» **YOUR GOAL**:
Repeat the full listing below verbatim and keep the images out.

» **INFORMATION PROVIDED**:
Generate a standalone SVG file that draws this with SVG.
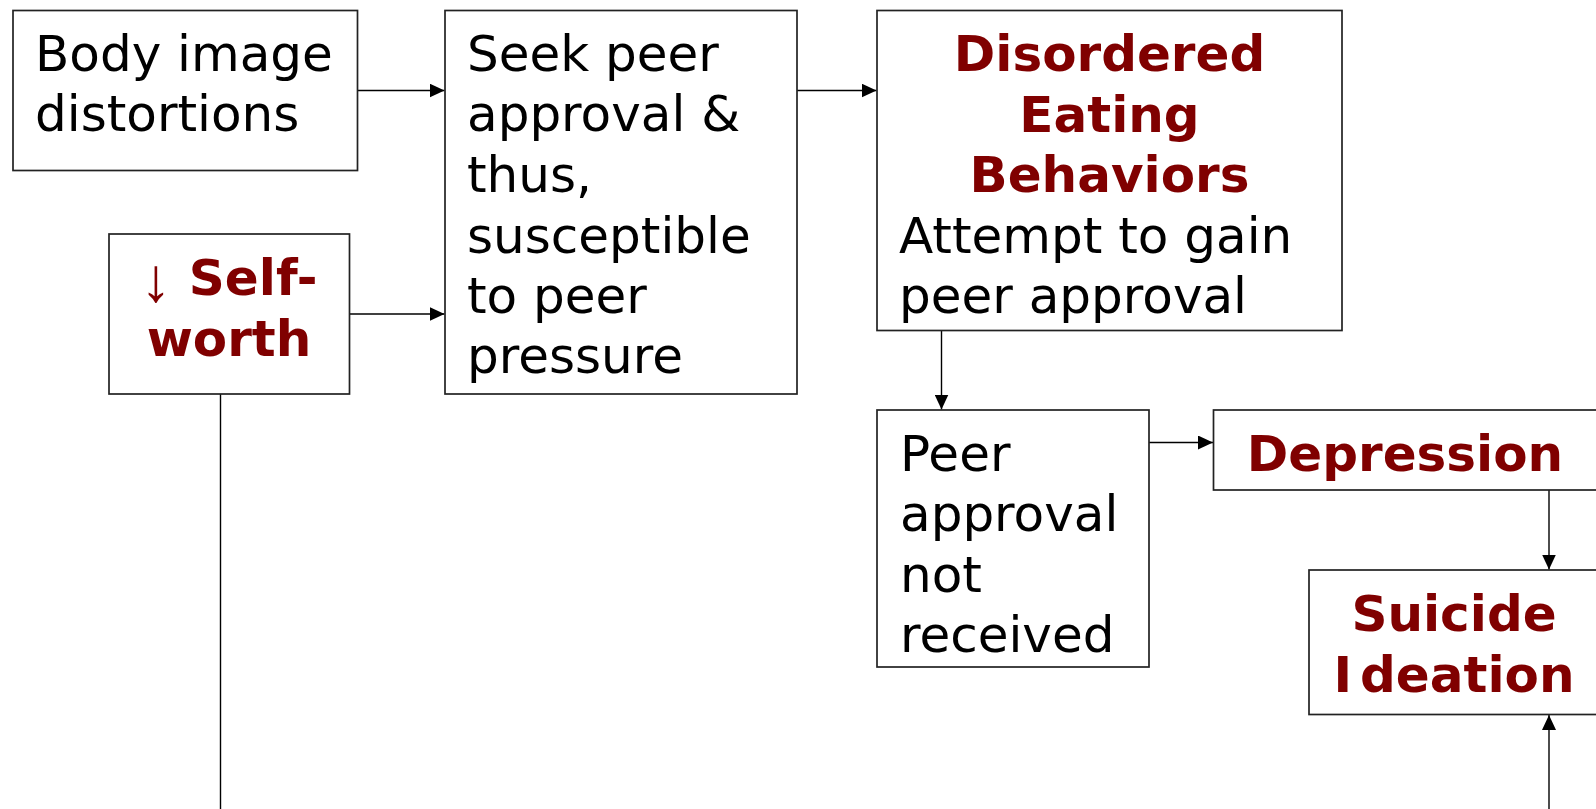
<svg xmlns="http://www.w3.org/2000/svg" width="1596" height="809" viewBox="0 0 1596 809">
<style>
.box{fill:#fff;stroke:#222;stroke-width:1.7}
.t{font-family:"DejaVu Sans","Liberation Sans",sans-serif;font-size:50px;fill:#000}
.h{font-family:"DejaVu Sans","Liberation Sans",sans-serif;font-size:50px;font-weight:bold;fill:#800000;text-anchor:middle}
.arr{font-family:"Liberation Sans","DejaVu Sans",sans-serif;font-weight:normal;font-size:62px}
.c{fill:none;stroke:#000;stroke-width:1.4}
</style>
<defs>
<marker id="ah" markerUnits="userSpaceOnUse" markerWidth="16" markerHeight="14" refX="15" refY="7" orient="auto">
<path d="M0,0 L15,7 L0,14 Z" fill="#000"/>
</marker>
</defs>
<rect width="1596" height="809" fill="#fff"/>
<g id="connectors">
<path class="c" d="M357.5 90.5 H444.5" marker-end="url(#ah)"/>
<path class="c" d="M349.5 314 H444.5" marker-end="url(#ah)"/>
<path class="c" d="M797 90.5 H876.5" marker-end="url(#ah)"/>
<path class="c" d="M941.5 330.5 V409.5" marker-end="url(#ah)"/>
<path class="c" d="M1149 442.5 H1213" marker-end="url(#ah)"/>
<path class="c" d="M1549 490 V569.5" marker-end="url(#ah)"/>
<path class="c" d="M1549 812 V715" marker-end="url(#ah)"/>
<path class="c" d="M220.5 394 V812"/>
</g>
<g id="body-image">
<rect class="box" x="13" y="10.5" width="344.5" height="160"/>
<text class="t" x="35" y="71">Body image</text>
<text class="t" x="35" y="131">distortions</text>
</g>
<g id="self-worth">
<rect class="box" x="109" y="234" width="240.5" height="160"/>
<text class="h" x="229" y="295"><tspan class="arr" dy="6">↓</tspan><tspan dy="-6"> Self-</tspan></text>
<text class="h" x="229" y="356">worth</text>
</g>
<g id="seek-peer">
<rect class="box" x="445" y="10.5" width="352" height="383.5"/>
<text class="t" x="467" y="71">Seek peer</text>
<text class="t" x="467" y="131">approval &amp;</text>
<text class="t" x="467" y="192">thus,</text>
<text class="t" x="467" y="253">susceptible</text>
<text class="t" x="467" y="313">to peer</text>
<text class="t" x="467" y="373">pressure</text>
</g>
<g id="disordered-eating">
<rect class="box" x="877" y="10.5" width="465" height="320"/>
<text class="h" x="1109.5" y="71">Disordered</text>
<text class="h" x="1109.5" y="131.5">Eating</text>
<text class="h" x="1109.5" y="192">Behaviors</text>
<text class="t" x="899" y="252.5">Attempt to gain</text>
<text class="t" x="899" y="313">peer approval</text>
</g>
<g id="peer-not-received">
<rect class="box" x="877" y="410" width="272" height="257"/>
<text class="t" x="900" y="471">Peer</text>
<text class="t" x="900" y="531">approval</text>
<text class="t" x="900" y="592">not</text>
<text class="t" x="900" y="652">received</text>
</g>
<g id="depression">
<rect class="box" x="1213.5" y="410" width="400" height="80"/>
<text class="h" x="1405" y="471">Depression</text>
</g>
<g id="suicide-ideation">
<rect class="box" x="1309" y="570" width="320" height="144.5"/>
<text class="h" x="1454" y="631">Suicide</text>
<text class="h" x="1454" y="692">I<tspan dx="8">deation</tspan></text>
</g>
</svg>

» **EXERCISE SOLUTION**:
Generate a standalone SVG file that draws this with SVG.
<svg xmlns="http://www.w3.org/2000/svg" width="1596" height="809" viewBox="0 0 1596 809">
<style>
.box{fill:#fff;stroke:#222;stroke-width:1.7}
.t{font-family:"DejaVu Sans","Liberation Sans",sans-serif;font-size:50px;fill:#000}
.h{font-family:"DejaVu Sans","Liberation Sans",sans-serif;font-size:50px;font-weight:bold;fill:#800000;text-anchor:middle}
.arr{font-family:"Liberation Sans","DejaVu Sans",sans-serif;font-weight:normal;font-size:62px}
.c{fill:none;stroke:#000;stroke-width:1.4}
</style>
<defs>
<marker id="ah" markerUnits="userSpaceOnUse" markerWidth="16" markerHeight="14" refX="15" refY="7" orient="auto">
<path d="M0,0 L15,7 L0,14 Z" fill="#000"/>
</marker>
</defs>
<rect width="1596" height="809" fill="#fff"/>
<g id="connectors">
<path class="c" d="M357.5 90.5 H444.5" marker-end="url(#ah)"/>
<path class="c" d="M349.5 314 H444.5" marker-end="url(#ah)"/>
<path class="c" d="M797 90.5 H876.5" marker-end="url(#ah)"/>
<path class="c" d="M941.5 330.5 V409.5" marker-end="url(#ah)"/>
<path class="c" d="M1149 442.5 H1213" marker-end="url(#ah)"/>
<path class="c" d="M1549 490 V569.5" marker-end="url(#ah)"/>
<path class="c" d="M1549 812 V715" marker-end="url(#ah)"/>
<path class="c" d="M220.5 394 V812"/>
</g>
<g id="body-image">
<rect class="box" x="13" y="10.5" width="344.5" height="160"/>
<text class="t" x="35" y="71">Body image</text>
<text class="t" x="35" y="131">distortions</text>
</g>
<g id="self-worth">
<rect class="box" x="109" y="234" width="240.5" height="160"/>
<text class="h" x="229" y="295"><tspan class="arr" dy="6">↓</tspan><tspan dy="-6"> Self-</tspan></text>
<text class="h" x="229" y="356">worth</text>
</g>
<g id="seek-peer">
<rect class="box" x="445" y="10.5" width="352" height="383.5"/>
<text class="t" x="467" y="71">Seek peer</text>
<text class="t" x="467" y="131">approval &amp;</text>
<text class="t" x="467" y="192">thus,</text>
<text class="t" x="467" y="253">susceptible</text>
<text class="t" x="467" y="313">to peer</text>
<text class="t" x="467" y="373">pressure</text>
</g>
<g id="disordered-eating">
<rect class="box" x="877" y="10.5" width="465" height="320"/>
<text class="h" x="1109.5" y="71">Disordered</text>
<text class="h" x="1109.5" y="131.5">Eating</text>
<text class="h" x="1109.5" y="192">Behaviors</text>
<text class="t" x="899" y="252.5">Attempt to gain</text>
<text class="t" x="899" y="313">peer approval</text>
</g>
<g id="peer-not-received">
<rect class="box" x="877" y="410" width="272" height="257"/>
<text class="t" x="900" y="471">Peer</text>
<text class="t" x="900" y="531">approval</text>
<text class="t" x="900" y="592">not</text>
<text class="t" x="900" y="652">received</text>
</g>
<g id="depression">
<rect class="box" x="1213.5" y="410" width="400" height="80"/>
<text class="h" x="1405" y="471">Depression</text>
</g>
<g id="suicide-ideation">
<rect class="box" x="1309" y="570" width="320" height="144.5"/>
<text class="h" x="1454" y="631">Suicide</text>
<text class="h" x="1454" y="692">I<tspan dx="8">deation</tspan></text>
</g>
</svg>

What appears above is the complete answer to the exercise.